5 out of 5 stars Kubert's most relevant (anti-)war book yet.   July 22, 2002
Joseph D Baptist (SF Bay Area, CA United States)
1 out of 2 found this review helpful

Unlike Safe Area Goradze, this story isn't drawn by someone who was there. This book is Kubert's gift to a friend and colleague - yes it's done in the same artistic style as Kubert used in his superhero and war books, but this isn't Sgt Rock, or even Enemy Ace.
Unlike some of the others who have reviewed this book, I found that the story works well as told in an American comic style. This is the story of the Rustemagic family, but it's also the story of the horror felt by their friends around the world once they realized what was happening.
This is a book about Americans awakening to a horror happening halfway around the world, as well as a book about the horrors of ethnic cleansing and civil war.



2 out of 5 stars a flawed novel...   February 14, 2002
3 out of 8 found this review helpful

I mistakenly picked this book up, thinking it was "Safe Area". I had heard about a graphic novel about the atrocities in Sarajevo, but wasn't sure of the title. The story is amazing, but many times I feel like I'm seeing the Hulk or Captain America in the role of the protagonist. There is a gaping lack of realism to the book, primarily in the way the characters are drawn. The subject is dark, but the characters look like they popped out of a Disney film. One reviewer compared this to Maus. This doesn't even come close. Maus is a masterpiece, while this book almost seems like hardly any work or research went into it.

First of all, Maus is in black and white, almost drawn in a woodcut style, to deepen the impact of the story. Art Spiegelman really researched the project, and it shows. He interwove his complicated relationship with his parents and mother's suicide with the Holocaust. He made us see how he was affected by the Holocaust. Kubert is in the States the whole time, reading faxes. He really didn't have any significant role in the story. So, what does this have to do with what happened in Sarajevo?

Then he admittedly took liberties with the dialogue and obviously embellished parts of the story. The admission by the author of improvised dialogue automatically lessens the impact of the story...This project should have been left to its protagonist, Mr. Rustemagic to write and realize. I will be checking out "Safe Area" instead.

I do give the book 2 stars because it, despite its flaws, serves as testimony to a horrifying chapter in world history. For that, the author definitely deserves kudos.


5 out of 5 stars Society Unraveled   January 6, 2002
N. Smith (Baltimore, MD)
4 out of 5 found this review helpful

I heard about this book when it first came out and I simply had to check it out.

Why would a well-known artist like Joe Kubert abandon the hum-drum of fictional comics to produce a full-length journalistic book...? How could he expect it to even sell?

When the Cranberries wrote a song about Sarajevo, comparing the hatred there to that of Northern Ireland, the topic of Joe's book made me sit up and listen. And I am so glad I did. Joe's connection to the subject matter is personal, and I think that this one fact makes this book a classic work of literature in its own time. Despite his bias because of his closeness to the situation, Joe takes the time to present the complexity of the situation in Bosnia with his art and editorial commentary. And for this I am very thankful.

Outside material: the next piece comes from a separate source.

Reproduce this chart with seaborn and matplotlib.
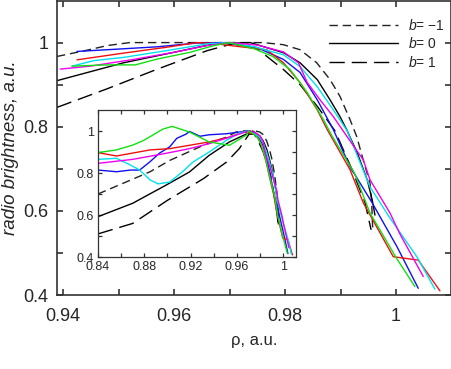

When I traveled to Croatia in 1997, this book gave me an emotional "frame of reference" from which to speak to the people I met, and I was met with passionate affirmations of the fear, frustration, and outrage that the people there were feeling, being threatened by people who hated them, not for political reasons, but for their ancestry or religion.

Imagine: You walk outside one day and suddenly people on the street are drawing lines between people where they never drew them before. They taunt, persecute, even shoot at people who look just like them, went to school with them, and live across the street from them. This is not a phenomenon limited to Bosnians. It's a human phenomenon, and it's happening right now, in the U.S. between narrow-minded Americans and people who they fear for illegitimate reasons.

Kubert succeeds in framing, accurately, how, given the right chain of events, the seeming tight knot of trust and brotherhood in society can quickly unravel.